Rueda de bicicleta. Marcel Duchamp. 1913 | El Pensador. Auguste Rodin. 1902 |
Ya en el mundo cristiano comienza un cierto declive de la escultura; Hegel, el gran filósofo alemán que se preocupó por comprender la evolución del arte en relación con los procesos del conocimiento, pensaba que en ese mundo cristiano la escultura había dejado a la pintura la primacía que tuvo en Grecia y Roma. Y, en realidad, desde la Edad Media los escultores comienzan a ser minoría frente a los pintores y, como se insinuó antes, se habla con frecuencia de la necesidad de impulsarla y recuperarla. Hay, por supuesto, grandes creadores como Donatello, Miguel Ángel y Bernini, pero a partir del siglo 18 este es un arte que pierde cada vez más terreno frente a su hermana y contrincante, la pintura.
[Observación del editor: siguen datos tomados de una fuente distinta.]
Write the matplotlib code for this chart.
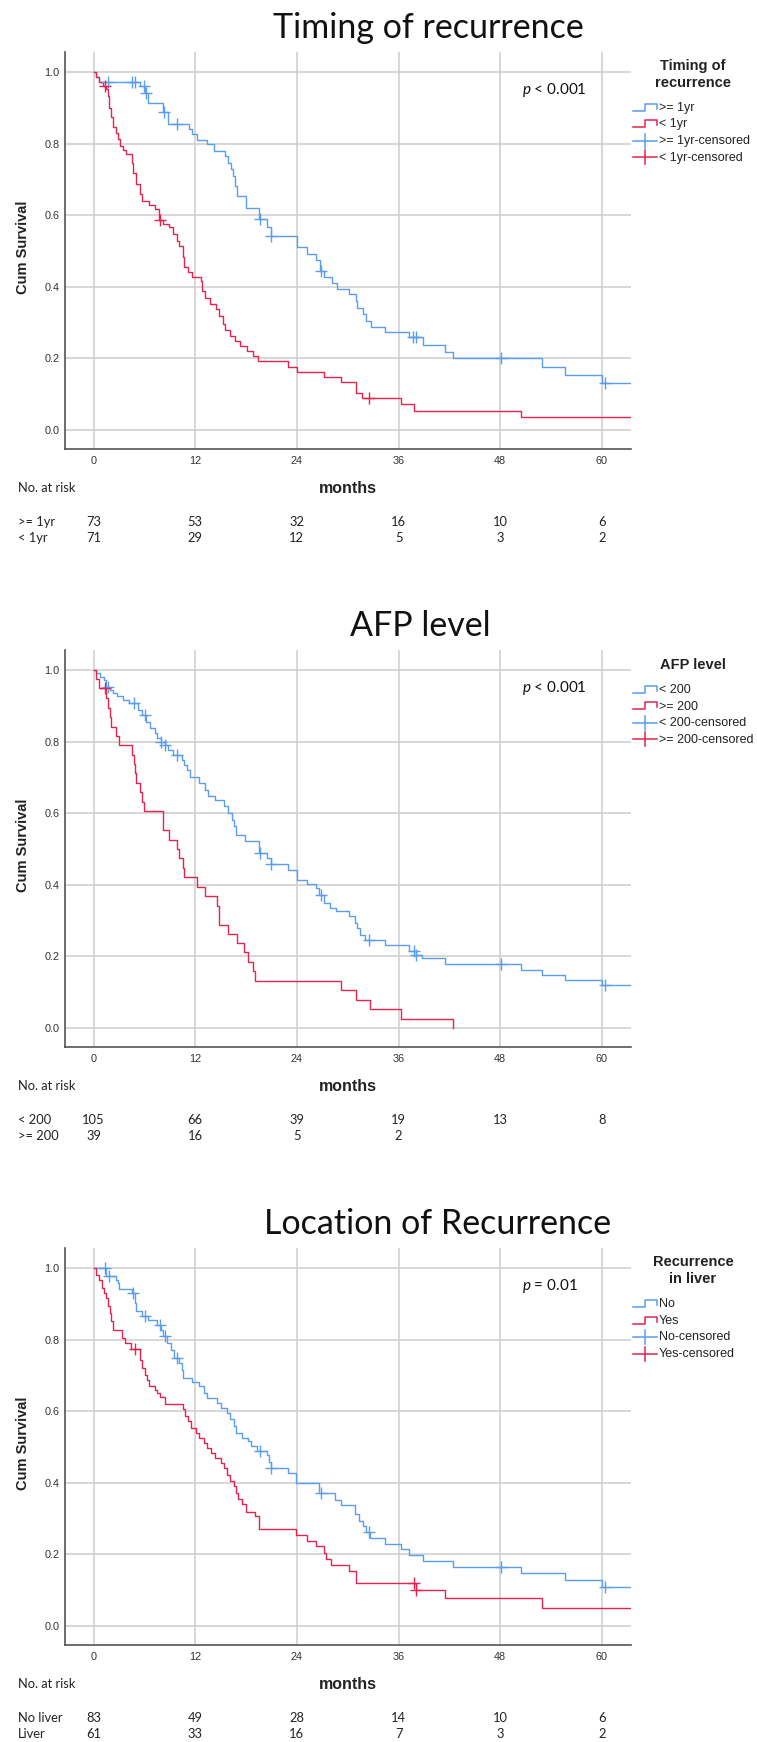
import matplotlib
matplotlib.use("Agg")
import matplotlib.pyplot as plt
from matplotlib import transforms

plt.rcParams['mathtext.fontset'] = 'custom'
plt.rcParams['mathtext.rm'] = 'Lato'
plt.rcParams['mathtext.it'] = 'Lato:italic'

# ---------------- data ----------------
month_ticks = [0, 12, 24, 36, 48, 60]
surv_ticks = [0.0, 0.2, 0.4, 0.6, 0.8, 1.0]

# Panel 1: timing of recurrence
t1_late = [0, 0.3, 0.7, 5.5, 6.05, 6.4, 8.15, 8.8, 11.3, 11.6, 12.2, 13.35, 14.25, 15.55, 15.9,
           16.25, 16.45, 16.7, 16.95, 17.95, 19.55, 20.45, 20.9, 24.0, 25.2, 26.2, 26.7, 27.2,
           28.15, 28.7, 30.15, 31.0, 31.05, 31.75, 32.2, 32.75, 34.45, 37.25, 38.9, 41.5, 42.4,
           52.9, 55.6, 60.0, 70]
s1_late = [1, .986, .972, .961, .942, .914, .887, .856, .840, .826, .809, .798, .779, .766, .747,
           .728, .710, .682, .654, .621, .589, .566, .542, .510, .493, .474, .445, .426, .412,
           .393, .380, .361, .342, .324, .305, .289, .273, .259, .237, .217, .200, .177, .153,
           .131, .131]
c1_late_t = [1.7, 4.6, 4.9, 6.0, 6.2, 8.3, 9.8, 19.6, 21.0, 26.9, 37.65, 38.0, 48.1, 60.3]
c1_late_s = [.972, .972, .972, .961, .942, .887, .856, .589, .542, .445, .259, .259, .200, .131]

t1_early = [0, 0.3, 0.7, 1.1, 1.45, 1.7, 1.8, 2.1, 2.35, 2.7, 2.9, 3.1, 3.5, 3.85, 4.5, 4.7, 5.0,
            5.5, 5.75, 6.5, 7.3, 7.7, 8.15, 8.9, 9.35, 9.8, 10.05, 10.6, 10.7, 11.2, 11.6, 12.65,
            12.85, 13.1, 13.75, 14.5, 14.8, 15.25, 15.55, 16.15, 16.75, 17.3, 18.1, 18.85, 19.4,
            23.0, 24.05, 27.2, 29.25, 30.95, 31.65, 36.25, 37.85, 50.5, 70]
s1_early = [1, .986, .972, .961, .952, .933, .900, .873, .845, .831, .812, .793, .781, .770, .747,
            .719, .687, .659, .640, .629, .617, .586, .575, .566, .547, .528, .514, .482, .454,
            .440, .426, .417, .389, .370, .352, .338, .319, .296, .279, .263, .249, .235, .221,
            .207, .192, .177, .161, .147, .133, .102, .088, .073, .054, .035, .035]
c1_early_t = [1.3, 7.85, 32.5]
c1_early_s = [.961, .586, .088]

# Panel 2: AFP level
t2_low = [0, 0.3, 0.8, 1.2, 1.5, 1.9, 2.35, 2.8, 3.5, 4.15, 5.3, 5.75, 6.2, 6.65, 7.2, 7.55, 7.95,
          8.4, 8.8, 9.35, 10.4, 10.7, 11.0, 11.4, 12.5, 13.1, 13.55, 14.35, 15.45, 15.9, 16.35,
          16.6, 16.8, 17.85, 19.5, 20.45, 20.9, 23.0, 24.0, 25.2, 26.2, 26.55, 27.2, 27.9, 28.6,
          30.15, 30.85, 31.05, 31.5, 32.0, 34.45, 37.25, 38.0, 38.75, 41.5, 50.5, 52.9, 55.6,
          60.0, 70]
s2_low = [1, .991, .981, .972, .953, .944, .935, .926, .916, .907, .888, .874, .856, .837, .823,
          .809, .800, .791, .777, .763, .749, .735, .721, .702, .684, .665, .647, .637, .619,
          .600, .581, .563, .540, .521, .488, .474, .458, .442, .414, .402, .391, .372, .349,
          .335, .326, .312, .293, .279, .260, .247, .233, .214, .205, .195, .179, .163, .149,
          .133, .119, .119]
c2_low_t = [1.7, 4.75, 6.05, 8.0, 8.45, 9.8, 19.6, 21.0, 26.9, 32.45, 37.85, 38.1, 48.1, 60.3]
c2_low_s = [.953, .907, .874, .800, .791, .763, .488, .458, .372, .247, .214, .205, .179, .119]

t2_high = [0, 0.3, 0.7, 1.45, 1.7, 1.9, 2.1, 2.7, 3.0, 4.5, 4.75, 4.9, 5.05, 5.5, 5.75, 5.95, 8.2,
           8.9, 9.8, 10.05, 10.6, 10.7, 12.2, 13.1, 14.55, 14.8, 15.85, 16.95, 17.7, 18.2, 18.85,
           19.1, 29.25, 30.95, 32.65, 36.25, 42.4]
s2_high = [1, .975, .950, .922, .895, .868, .842, .816, .790, .763, .737, .711, .684, .658, .632,
           .605, .553, .526, .500, .474, .447, .421, .395, .368, .342, .289, .263, .237, .211,
           .184, .158, .132, .105, .079, .053, .026, 0.0]
c2_high_t = [1.3]
c2_high_s = [.950]

# Panel 3: location of recurrence
t3_no = [0, 1.45, 2.6, 2.9, 3.0, 4.6, 4.85, 5.05, 5.75, 6.4, 7.55, 8.0, 8.2, 8.7, 9.1, 9.5, 10.05,
         10.5, 10.6, 11.6, 12.5, 13.0, 13.4, 14.55, 15.0, 15.7, 16.15, 16.6, 16.8, 17.5, 18.2,
         18.6, 19.3, 20.45, 20.65, 20.9, 23.0, 23.95, 26.55, 28.5, 29.25, 30.85, 31.3, 31.75,
         32.2, 32.65, 34.45, 36.25, 37.2, 38.9, 42.4, 50.5, 55.6, 60.0, 70]
s3_no = [1, .979, .966, .958, .940, .930, .902, .879, .865, .856, .842, .828, .809, .791, .772,
         .749, .735, .716, .693, .681, .670, .651, .637, .623, .609, .595, .577, .558, .540,
         .526, .516, .502, .488, .479, .458, .442, .428, .400, .372, .353, .337, .312, .293,
         .279, .262, .247, .230, .214, .198, .181, .165, .147, .128, .110, .110]
c3_no_t = [1.3, 1.8, 4.65, 6.05, 7.85, 8.45, 9.8, 19.6, 21.0, 26.9, 32.55, 48.1, 60.3]
c3_no_s = [1.0, .979, .930, .865, .842, .809, .749, .488, .442, .372, .262, .165, .110]

t3_yes = [0, 0.3, 0.7, 1.0, 1.2, 1.45, 1.7, 1.9, 2.1, 2.35, 3.35, 3.7, 4.4, 5.5, 5.75, 6.05, 6.3,
          6.5, 7.2, 7.55, 7.85, 8.45, 10.6, 10.85, 11.2, 11.5, 12.1, 12.4, 13.0, 13.4, 13.9,
          14.35, 15.0, 15.45, 15.7, 16.15, 16.6, 16.8, 17.05, 17.5, 17.95, 19.1, 19.55, 23.95,
          25.2, 26.2, 27.15, 27.45, 28.05, 30.15, 30.95, 38.1, 41.5, 52.9, 70]
s3_yes = [1, .981, .966, .944, .930, .916, .893, .874, .851, .826, .805, .791, .775, .744, .721,
          .702, .688, .671, .658, .651, .640, .621, .605, .586, .572, .553, .540, .526, .512,
          .498, .484, .470, .456, .442, .423, .405, .391, .372, .355, .340, .319, .307, .272,
          .253, .237, .223, .205, .186, .170, .153, .121, .100, .077, .051, .051]
c3_yes_t = [4.85, 37.85, 38.1]
c3_yes_s = [.775, .121, .100]

titles = ['Timing of recurrence', 'AFP level', 'Location of Recurrence']
legend_titles = ['Timing of\nrecurrence', 'AFP level', 'Recurrence\nin liver']
legend_labels = [['>= 1yr', '< 1yr', '>= 1yr-censored', '< 1yr-censored'],
                 ['< 200', '>= 200', '< 200-censored', '>= 200-censored'],
                 ['No', 'Yes', 'No-censored', 'Yes-censored']]
p_texts = [r'$p$ < 0.001', r'$p$ < 0.001', r'$p$ = 0.01']
risk_rows = [['>= 1yr', '< 1yr'], ['< 200', '>= 200'], ['No liver', 'Liver']]
risk1 = [[73, 53, 32, 16, 10, 6], [71, 29, 12, 5, 3, 2]]
risk2 = [[105, 66, 39, 19, 13, 8], [39, 16, 5, 2]]
risk3 = [[83, 49, 28, 14, 10, 6], [61, 33, 16, 7, 3, 2]]

panels = [
    (t1_late, s1_late, c1_late_t, c1_late_s, t1_early, s1_early, c1_early_t, c1_early_s, risk1),
    (t2_low, s2_low, c2_low_t, c2_low_s, t2_high, s2_high, c2_high_t, c2_high_s, risk2),
    (t3_no, s3_no, c3_no_t, c3_no_s, t3_yes, s3_yes, c3_yes_t, c3_yes_s, risk3),
]

BLUE = '#5b9def'
RED = '#e3244f'

# ---------------- layout (pixels) ----------------
W, H = 757, 1742
fig = plt.figure(figsize=(W / 100, H / 100), dpi=100)
ov = fig.add_axes([0, 0, 1, 1], zorder=5)
ov.set_xlim(0, W)
ov.set_ylim(H, 0)
ov.axis('off')

X_LEFT, X_RIGHT = 65, 631
X0_PX, PX_PER_MONTH = 93.5, 8.475
PX_PER_UNIT = 358
SANS = 'Liberation Sans'
title_x = [428, 420, 438]

for k, (ta, sa, cta, csa, tb, sb, ctb, csb, risk) in enumerate(panels):
    y0 = 72 + 598 * k
    top, bot = y0 - 20, y0 + 377
    ax = fig.add_axes([X_LEFT / W, 1 - bot / H, (X_RIGHT - X_LEFT) / W, (bot - top) / H])
    ax.set_xlim((X_LEFT - X0_PX) / PX_PER_MONTH, (X_RIGHT - X0_PX) / PX_PER_MONTH)
    ax.set_ylim(-(bot - y0 - PX_PER_UNIT) / PX_PER_UNIT, 1 + (y0 - top) / PX_PER_UNIT)

    ax.step(ta, sa, where='post', color=BLUE, lw=1.0, zorder=3)
    ax.step(tb, sb, where='post', color=RED, lw=1.0, zorder=3)
    ax.plot(cta, csa, ls='none', marker='+', ms=8, mew=1.0, color=BLUE, zorder=4)
    ax.plot(ctb, csb, ls='none', marker='+', ms=8, mew=1.0, color=RED, zorder=4)

    ax.set_xticks(month_ticks)
    ax.set_yticks(surv_ticks)
    ax.set_yticklabels([f'{v:.1f}' for v in surv_ticks])
    ax.grid(True, color='#cdcdcd', lw=1.1)
    ax.set_axisbelow(True)
    for side in ['top', 'right']:
        ax.spines[side].set_visible(False)
    for side in ['left', 'bottom']:
        ax.spines[side].set_color('#555555')
        ax.spines[side].set_linewidth(1.2)
    ax.tick_params(axis='both', length=0, labelsize=7.8, labelcolor='#333333')
    ax.tick_params(axis='x', pad=5)
    ax.tick_params(axis='y', pad=4)
    for lab in ax.get_xticklabels() + ax.get_yticklabels():
        lab.set_family(SANS)

    # titles and labels
    ov.text(title_x[k], y0 - 34, titles[k], fontsize=24.5, family='Lato', ha='center',
            va='baseline', color='#111111')
    ov.text(23, y0 + 175, 'Cum Survival', rotation=90, fontsize=10.5, fontweight='bold',
            family=SANS, ha='center', va='center', color='#222222')
    ov.text(348, y0 + 416, 'months', fontsize=11.5, fontweight='bold', family=SANS,
            ha='center', va='center', color='#222222')
    ov.text(522, y0 + 18, p_texts[k], fontsize=11, family='Lato', ha='left', va='center',
            color='#111111')

    # legend
    lines = legend_titles[k].split('\n')
    if len(lines) == 2:
        ov.text(693, y0 - 6, lines[0], fontsize=10.5, fontweight='bold', family=SANS,
                ha='center', va='center', color='#222222')
        ov.text(693, y0 + 11, lines[1], fontsize=10.5, fontweight='bold', family=SANS,
                ha='center', va='center', color='#222222')
        iy = y0 + 36
    else:
        ov.text(693, y0 - 5, lines[0], fontsize=10.5, fontweight='bold', family=SANS,
                ha='center', va='center', color='#222222')
        iy = y0 + 20
    for i, lab in enumerate(legend_labels[k]):
        yy = iy + 16.5 * i
        col = BLUE if i % 2 == 0 else RED
        if i < 2:
            ov.plot([633, 645, 645, 657, 657], [yy + 3, yy + 3, yy - 4, yy - 4, yy + 1],
                    color=col, lw=1.1)
        else:
            ov.plot([633, 657], [yy, yy], color=col, lw=1.1)
            ov.plot([645, 645], [yy - 7, yy + 7], color=col, lw=1.1)
        ov.text(659, yy, lab, fontsize=9, family=SANS, ha='left', va='center',
                color='#222222')

    # number at risk table
    ov.text(18, y0 + 416, 'No. at risk', fontsize=9.3, family='Lato', ha='left', va='center',
            color='#222222')
    blend = transforms.blended_transform_factory(ax.transData, ov.transData)
    for r, (name, counts) in enumerate(zip(risk_rows[k], risk)):
        yy = y0 + 450 + 16 * r
        ov.text(18, yy, name, fontsize=9.3, family='Lato', ha='left', va='center',
                color='#222222')
        for m, n in zip(month_ticks, counts):
            ov.text(m, yy, str(n), fontsize=9.3, family='Lato', ha='center', va='center',
                    color='#222222', transform=blend)

fig.savefig('out.png', dpi=100)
¿Qué pasó? Quizá el asunto tiene que ver con el mismo proceso social que condujo a la caída de la aristocracia y al triunfo de las democracias burguesas. La nueva situación del poder social se manifiesta en otros campos, como el prestigio que da coleccionar obras de arte o el lujo de las mansiones; pero en las sociedades burguesas, en las cuales el poder cambia frecuentemente de cabeza, la escultura abandona el espacio público y se refugia en lo privado. Por supuesto, algunas veces las democracias quieren exaltar a sus héroes, como hacemos con los próceres de la Independencia que ocupan y definen los espacios urbanos, pero se trata siempre de situaciones más limitadas que en el pasado.
Y el golpe de gracia a aquella escultura monumental se la da el movimiento vertiginoso del transporte en la ciudad contemporánea que ya no permite ni siquiera detenerse a contemplar el monumento ciudadano.
Por eso, la escultura debió buscar otros terrenos e invitarnos a valorar los espacios de la experiencia y los objetos de la vida cotidiana.